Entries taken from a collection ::
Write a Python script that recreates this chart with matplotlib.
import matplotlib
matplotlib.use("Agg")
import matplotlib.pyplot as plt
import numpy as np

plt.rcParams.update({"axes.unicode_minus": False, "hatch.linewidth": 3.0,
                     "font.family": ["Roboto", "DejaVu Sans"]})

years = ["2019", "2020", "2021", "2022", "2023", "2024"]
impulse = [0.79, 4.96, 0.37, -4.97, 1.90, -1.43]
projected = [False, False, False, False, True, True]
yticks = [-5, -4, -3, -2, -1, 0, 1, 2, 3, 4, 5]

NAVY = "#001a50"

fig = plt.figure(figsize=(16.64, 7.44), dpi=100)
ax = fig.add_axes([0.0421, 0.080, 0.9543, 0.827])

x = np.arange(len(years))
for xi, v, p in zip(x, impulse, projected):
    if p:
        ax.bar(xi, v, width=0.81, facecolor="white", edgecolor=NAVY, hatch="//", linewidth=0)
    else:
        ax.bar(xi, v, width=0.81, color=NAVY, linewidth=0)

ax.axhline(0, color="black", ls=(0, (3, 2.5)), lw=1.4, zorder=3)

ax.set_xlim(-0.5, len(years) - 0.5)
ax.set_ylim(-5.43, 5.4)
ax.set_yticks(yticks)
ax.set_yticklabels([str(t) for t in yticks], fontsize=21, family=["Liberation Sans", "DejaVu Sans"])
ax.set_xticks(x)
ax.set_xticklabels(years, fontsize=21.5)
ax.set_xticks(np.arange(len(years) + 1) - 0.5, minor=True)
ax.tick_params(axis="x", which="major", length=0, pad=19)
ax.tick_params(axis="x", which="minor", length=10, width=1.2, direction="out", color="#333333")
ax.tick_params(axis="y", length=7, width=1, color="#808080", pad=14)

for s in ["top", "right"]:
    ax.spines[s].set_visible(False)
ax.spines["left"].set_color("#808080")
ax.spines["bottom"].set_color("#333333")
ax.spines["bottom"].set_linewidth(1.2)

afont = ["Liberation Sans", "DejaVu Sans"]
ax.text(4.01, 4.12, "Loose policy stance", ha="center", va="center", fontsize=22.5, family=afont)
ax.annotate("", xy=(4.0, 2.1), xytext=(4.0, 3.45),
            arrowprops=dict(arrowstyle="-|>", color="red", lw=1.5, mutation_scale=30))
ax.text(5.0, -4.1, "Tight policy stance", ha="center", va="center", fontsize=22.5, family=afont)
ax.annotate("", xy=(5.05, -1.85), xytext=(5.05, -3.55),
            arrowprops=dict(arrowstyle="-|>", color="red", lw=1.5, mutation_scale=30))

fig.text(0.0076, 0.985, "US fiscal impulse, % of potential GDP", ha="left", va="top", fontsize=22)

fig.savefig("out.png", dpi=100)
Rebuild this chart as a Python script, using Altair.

What is being asked ::
How many lines of the listing include the string "script"? Answer with the number alone.

The response ::
2